La carriole de M. Collins au studio Notman, rue Bleury 1868-1869

William Notman, La carriole de M. Collins au studio Notman, rue Bleury, Montréal, 1868-1869

William Notman, La carriole de M. Collins au studio Notman, rue Bleury, Montréal, 1868-1869
Sels d’argent sur papier monté sur papier, papier albuminé, 12,7 x 17,78 cm
Musée McCord

Réaliser des photographies en plein air est difficile et malcommode, surtout en hiver. Il faut préparer à l’intérieur un négatif au collodion humide sur plaque de verre, sortir vite dans la rue, faire l’exposition, puis se dépêcher à rentrer pour le développer avant que l’émulsion ne sèche. Mais Notman juge que ça en vaut la peine. Les clients posent devant son studio, sous le fronton, « Photographe de la reine ». Le traîneau ajoute un symbole de classe et une touche canadienne à l’image.

 

Art Canada Institute, William Notman, Mr. A. Collins, 1869
William Notman, M. A. Collins, Montréal, 1869, sels d’argent sur papier monté sur papier, papier albuminé, 17,8 x 12,7 cm, Musée McCord.

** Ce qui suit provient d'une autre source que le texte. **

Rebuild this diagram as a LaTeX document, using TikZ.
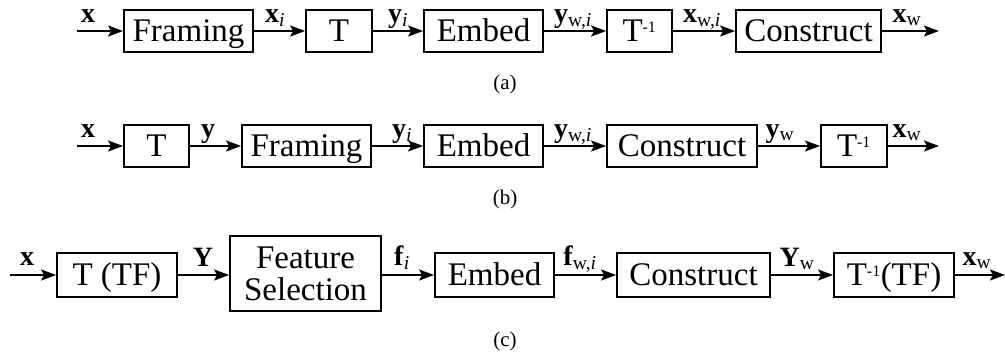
\documentclass[tikz,border=0pt]{standalone}
\usepackage{fontspec}
\setmainfont{Liberation Serif}
\usetikzlibrary{arrows.meta}
\newcommand\tinv{T\textsuperscript{\fontsize{16}{16}\selectfont -1}}
\begin{document}
\begin{tikzpicture}[x=1pt,y=-1pt,
  blkbase/.style={draw, line width=1.8pt, inner sep=0pt, minimum height=42pt, font=\fontsize{33}{32}\selectfont, align=center},
  blk/.style={blkbase, text height=25pt, text depth=3.2pt},
  lbl/.style={anchor=base, inner sep=0pt, font=\fontsize{28}{28}\selectfont},
  capt/.style={font=\fontsize{21}{21}\selectfont, inner sep=0pt},
  arr/.style={line width=1.8pt, -{Stealth[length=15pt,width=11pt,inset=3pt]}}]
\useasboundingbox (0,0) rectangle (1005,360);
% ---------- row (a) ----------
\coordinate (ain) at (77,31);
\coordinate (aout) at (939,31);
\node[blk, minimum width=129pt] (a1) at (188.5,31) {Framing};
\node[blk, minimum width=66pt] (a2) at (339,31) {T};
\node[blk, minimum width=119pt] (a3) at (483.5,31) {Embed};
\node[blk, minimum width=65pt] (a4) at (639.5,31) {\tinv};
\node[blk, minimum width=145pt] (a5) at (808.5,31) {Construct};
\draw[arr] (ain) -- (a1);
\draw[arr] (a1) -- (a2);
\draw[arr] (a2) -- (a3);
\draw[arr] (a3) -- (a4);
\draw[arr] (a4) -- (a5);
\draw[arr] (a5) -- (aout);
\node[lbl] (la0) at (88,22) {\textbf{x}};
\node[lbl] (la1) at (275,22) {\textbf{x}\textsubscript{\textit{i}}};
\node[lbl] (la2) at (398,22) {\textbf{y}\textsubscript{\textit{i}}};
\node[lbl] (la3) at (573,22) {\textbf{y}\textsubscript{w,\textit{i}}};
\node[lbl] (la4) at (702,22) {\textbf{x}\textsubscript{w,\textit{i}}};
\node[lbl] (la5) at (907,22) {\textbf{x}\textsubscript{w}};
\node[capt] (capa) at (505,84) {(a)};
% ---------- row (b) ----------
\coordinate (bin) at (77,146);
\coordinate (bout) at (939,146);
\node[blk, minimum width=65pt] (b1) at (156.5,146) {T};
\node[blk, minimum width=129pt] (b2) at (306.5,146) {Framing};
\node[blk, minimum width=119pt] (b3) at (483.5,146) {Embed};
\node[blk, minimum width=150pt] (b4) at (682,146) {Construct};
\node[blk, minimum width=66pt] (b5) at (854,146) {\tinv};
\draw[arr] (bin) -- (b1);
\draw[arr] (b1) -- (b2);
\draw[arr] (b2) -- (b3);
\draw[arr] (b3) -- (b4);
\draw[arr] (b4) -- (b5);
\draw[arr] (b5) -- (bout);
\node[lbl] (lb0) at (88,137) {\textbf{x}};
\node[lbl] (lb1) at (208,137) {\textbf{y}};
\node[lbl] (lb2) at (402,137) {\textbf{y}\textsubscript{\textit{i}}};
\node[lbl] (lb3) at (573,137) {\textbf{y}\textsubscript{w,\textit{i}}};
\node[lbl] (lb4) at (780,137) {\textbf{y}\textsubscript{w}};
\node[lbl] (lb5) at (907,137) {\textbf{x}\textsubscript{w}};
\node[capt] (capb) at (505,199) {(b)};
% ---------- row (c) ----------
\coordinate (cin) at (10,275);
\coordinate (cout) at (1005,275);
\node[blk, minimum width=120pt, minimum height=44pt] (c1) at (117,275) {T (TF)};
\node[blkbase, minimum width=151pt, minimum height=75pt] (c2) at (305.5,273.5) {Feature\\Selection};
\node[blk, minimum width=119pt, minimum height=44pt] (c3) at (494.5,275) {Embed};
\node[blk, minimum width=153pt, minimum height=44pt] (c4) at (693.5,275) {Construct};
\node[blk, minimum width=120pt, minimum height=44pt] (c5) at (894,275) {\tinv(TF)};
\draw[arr] (cin) -- (c1);
\draw[arr] (c1) -- (c2.west |- c1.east);
\draw[arr] (c2.east |- c3.west) -- (c3);
\draw[arr] (c3) -- (c4);
\draw[arr] (c4) -- (c5);
\draw[arr] (c5) -- (cout);
\node[lbl] (lc0) at (27,265) {\textbf{x}};
\node[lbl] (lc1) at (203,266) {\textbf{Y}};
\node[lbl] (lc2) at (402,265) {\textbf{f}\textsubscript{\textit{i}}};
\node[lbl] (lc3) at (580,265) {\textbf{f}\textsubscript{w,\textit{i}}};
\node[lbl] (lc4) at (797,266) {\textbf{Y}\textsubscript{w}};
\node[lbl] (lc5) at (977,265) {\textbf{x}\textsubscript{w}};
\node[capt] (capc) at (505,341) {(c)};
\end{tikzpicture}
\end{document}
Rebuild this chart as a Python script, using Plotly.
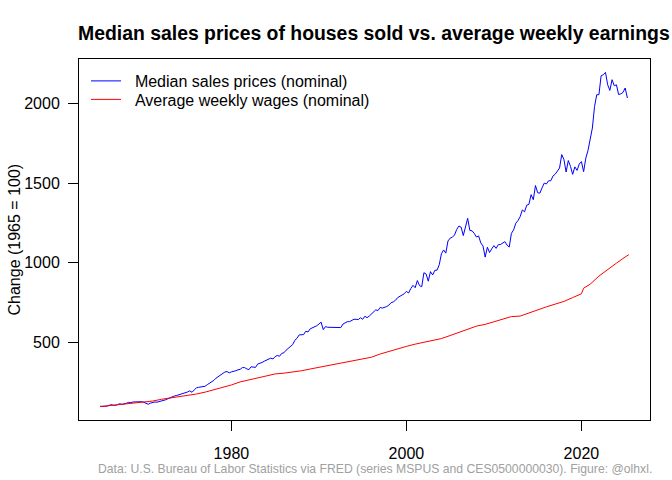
import plotly.graph_objects as go

# Median sales price of houses sold (MSPUS), quarterly 1965Q1-2025Q2, index 1965 = 100
mspus_index = [
    100, 98, 100, 101,      # 1965
    104, 110, 107, 106,     # 1966
    111, 116, 112, 114,     # 1967
    119, 125, 123, 127,     # 1968
    128, 129, 129, 129,     # 1969
    125, 120, 113, 120,     # 1970
    124, 127, 126, 129,     # 1971
    132, 135, 141, 148,     # 1972
    155, 161, 165, 168,     # 1973
    172, 178, 184, 186,     # 1974
    190, 197, 188, 203,     # 1975
    216, 219, 221, 223,     # 1976
    226, 236, 245, 252,     # 1977
    263, 277, 286, 297,     # 1978
    305, 315, 318, 310,     # 1979
    316, 318, 323, 329,     # 1980
    332, 343, 343, 335,     # 1981
    330, 348, 344, 344,     # 1982
    365, 368, 375, 383,     # 1983
    388, 397, 402, 397,     # 1984
    412, 419, 414, 432,     # 1985
    436, 452, 464, 472,     # 1986
    487, 514, 527, 548,     # 1987
    547, 550, 571, 566,     # 1988
    586, 591, 596, 605,     # 1989
    616, 628, 581, 600,     # 1990
    596, 596, 596, 596,     # 1991
    594, 596, 594, 616,     # 1992
    621, 631, 631, 641,     # 1993
    646, 646, 644, 656,     # 1994
    646, 665, 656, 666,     # 1995
    681, 695, 705, 701,     # 1996
    720, 716, 720, 726,     # 1997
    735, 750, 755, 765,     # 1998
    782, 789, 800, 806,     # 1999
    821, 811, 839, 859,     # 2000
    844, 889, 857, 850,     # 2001
    938, 930, 885, 945,     # 2002
    924, 953, 954, 988,     # 2003
    1057, 1081, 1061, 1137, # 2004
    1155, 1161, 1175, 1210, # 2005
    1231, 1224, 1171, 1219, # 2006
    1279, 1203, 1201, 1185, # 2007
    1162, 1169, 1125, 1106, # 2008
    1036, 1098, 1065, 1088, # 2009
    1108, 1091, 1114, 1115, # 2010
    1127, 1133, 1111, 1099, # 2011
    1185, 1207, 1249, 1265, # 2012
    1290, 1332, 1320, 1362, # 2013
    1367, 1428, 1396, 1485, # 2014
    1440, 1437, 1470, 1500, # 2015
    1495, 1515, 1515, 1545, # 2016
    1556, 1575, 1595, 1679, # 2017
    1649, 1570, 1642, 1605, # 2018
    1555, 1602, 1580, 1620, # 2019
    1635, 1572, 1657, 1705, # 2020
    1772, 1846, 1981, 2055, # 2021
    2055, 2174, 2180, 2195, # 2022
    2117, 2082, 2149, 2111, # 2023
    2117, 2056, 2060, 2069, # 2024
    2097, 2034,             # 2025
]
mspus_start_year = 1965
mspus_freq = 4

# Average weekly earnings (CES0500000030), index 1965 = 100
wage_years = [
    1965, 1966, 1967, 1968, 1969, 1970, 1971, 1972, 1973, 1974,
    1975, 1976, 1977, 1978, 1979, 1980, 1981, 1982, 1983, 1984,
    1985, 1986, 1987, 1988, 1989, 1990, 1991, 1992, 1993, 1994,
    1995, 1996, 1997, 1998, 1999, 2000, 2001, 2002, 2003, 2004,
    2005, 2006, 2007, 2008, 2009, 2010, 2011, 2012, 2013, 2014,
    2015, 2016, 2017, 2018, 2019, 2020, 2020.25, 2021, 2022, 2023,
    2024, 2025, 2025.42,
]
wage_index = [
    98, 104, 108, 114, 120, 125, 133, 144, 152, 158,
    166, 177, 189, 203, 219, 234, 253, 266, 279, 293,
    303, 308, 314, 323, 334, 345, 355, 364, 374, 386,
    396, 408, 428, 445, 462, 476, 490, 503, 514, 525,
    544, 564, 584, 603, 614, 630, 648, 663, 666, 686,
    704, 724, 741, 758, 782, 806, 841, 866, 917, 960,
    998, 1037, 1051,
]

series_names = ["Median sales prices (nominal)", "Average weekly wages (nominal)"]
y_ticks = [500, 1000, 1500, 2000]
x_ticks = [1980, 2000, 2020]
title_text = "Median sales prices of houses sold vs. average weekly earnings"
y_title = "Change (1965 = 100)"
caption = ("Data: U.S. Bureau of Labor Statistics via FRED (series MSPUS and "
           "CES0500000030). Figure: @olhxl.")

mspus_time = [mspus_start_year + i / mspus_freq for i in range(len(mspus_index))]

# R-style axis ranges (4% padding)
xmin = min(min(mspus_time), min(wage_years))
xmax = max(max(mspus_time), max(wage_years))
ymin = min(min(mspus_index), min(wage_index))
ymax = max(max(mspus_index), max(wage_index))
dx = xmax - xmin
dy = ymax - ymin
xr = [xmin - 0.04 * dx, xmax + 0.04 * dx]
yr = [ymin - 0.04 * dy, ymax + 0.04 * dy]

FONT = "Liberation Sans, Arial, Helvetica, sans-serif"
PAD = "\u00a0\u00a0"  # small gap between legend line and text, as in the original

W, H = 672, 480
ml, mr, mt, mb = 79, 22, 59, 60
pw, ph = W - ml - mr, H - mt - mb

fig = go.Figure()
fig.add_trace(go.Scatter(x=mspus_time, y=mspus_index, mode="lines",
                         line=dict(color="#0000FF", width=1),
                         name=PAD + series_names[0], legend="legend"))
fig.add_trace(go.Scatter(x=wage_years, y=wage_index, mode="lines",
                         line=dict(color="#FF0000", width=1),
                         name=PAD + series_names[1], legend="legend2"))

legend_common = dict(xanchor="left", yanchor="middle",
                     bgcolor="rgba(0,0,0,0)", borderwidth=0,
                     font=dict(family=FONT, size=16, color="black"),
                     itemwidth=30)

fig.update_layout(
    width=W, height=H,
    margin=dict(l=ml, r=mr, t=mt, b=mb, autoexpand=False),
    paper_bgcolor="white", plot_bgcolor="white",
    font=dict(family=FONT, size=16, color="black"),
    title=dict(text="<b>" + title_text + "</b>", x=78 / W, xanchor="left",
               y=1 - 33 / H, yanchor="middle",
               font=dict(family=FONT, size=19.4, color="black")),
    showlegend=True,
    legend=dict(x=(86 - ml) / pw, y=1 - (81 - mt) / ph, **legend_common),
    legend2=dict(x=(86 - ml) / pw, y=1 - (99.5 - mt) / ph, **legend_common),
    xaxis=dict(range=xr, tickvals=x_ticks, ticktext=[str(t) for t in x_ticks],
               showgrid=False, zeroline=False, showline=True, mirror=True,
               linecolor="black", linewidth=1, ticks="outside", ticklen=10,
               tickwidth=1, tickcolor="black", ticklabelstandoff=9,
               tickfont=dict(family=FONT, size=16, color="black")),
    yaxis=dict(range=yr, tickvals=y_ticks, ticktext=[str(t) for t in y_ticks],
               showgrid=False, zeroline=False, showline=True, mirror=True,
               linecolor="black", linewidth=1, ticks="outside", ticklen=10,
               tickwidth=1, tickcolor="black", ticklabelstandoff=5,
               tickfont=dict(family=FONT, size=16, color="black")),
    annotations=[
        dict(text=y_title, xref="paper", yref="paper",
             x=(14 - ml) / pw, y=0.5, xanchor="center", yanchor="middle",
             textangle=-90, showarrow=False,
             font=dict(family=FONT, size=16, color="black")),
        dict(text=caption, xref="paper", yref="paper",
             x=(654 - ml) / pw, y=-(469 - (mt + ph)) / ph,
             xanchor="right", yanchor="middle", showarrow=False,
             font=dict(family=FONT, size=12.2, color="#A0A0A0")),
    ],
)

fig.write_html("out.html", config={"displayModeBar": False},
               post_script="document.body.style.margin='0px';")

À la fin des années 1860 et au début des années 1870, M. Collins pose plusieurs fois pour Notman. Une suite de portraits en studio réalisés au même moment le montre comme en homme jeune habillé confortablement, la moustache impressionnante, la raie des cheveux bien nette, avec nœud papillon à petits pois et canne de marche. Ses portraits en studio sont très sombres et le représentent, décontracté, dans un fauteuil bas, entouré de lourdes draperies et de meubles victoriens. L’effet n’a vraiment rien d’officiel, il est plutôt lourd et solennel. Chapeau et gants ont été jetés sur un canapé à proximité, mais ils sont toujours inclus dans l’image, leur présence sous le coussin soulignée pour l’objectif. Collins s’efforce de paraître à l’aise, même s’il semble s’enorgueillir étrangement de sa pose.

 

Il est intéressant de considérer le portrait en plein air dans le cadre de la relation que Notman entretient avec Collins et plusieurs de ses modèles. Le nombre d’exemples provenant des archives semble indiquer qu’il devient très populaire, voire à la mode, de faire faire un portrait d’hiver à l’extérieur du studio de Notman. Tout comme les photos en studio, cette scène extérieure est soigneusement conçue pour projeter la réussite bourgeoise. Les poses dans les photos en plein air sont particulièrement rigides; le manque d’appuie-tête n’aide pas. L’étalage de traîneaux, de fourrures et de serviteurs est plus ostentatoire que les petits détails d’habillement et de posture que Notman prépare dans ses scènes en studio. Dans les scènes extérieures, l’absence d’un solide point focal laisse le regard errer sur les alentours. Tant Notman que ses modèles n’y voyaient peut-être pas de problème. Peut-être que le foyer de l’image est le titre, « Photographe de la reine ». Ensemble, modèle et photographe construisent soigneusement leur persona de professionnels urbains raisonnablement à l’aise.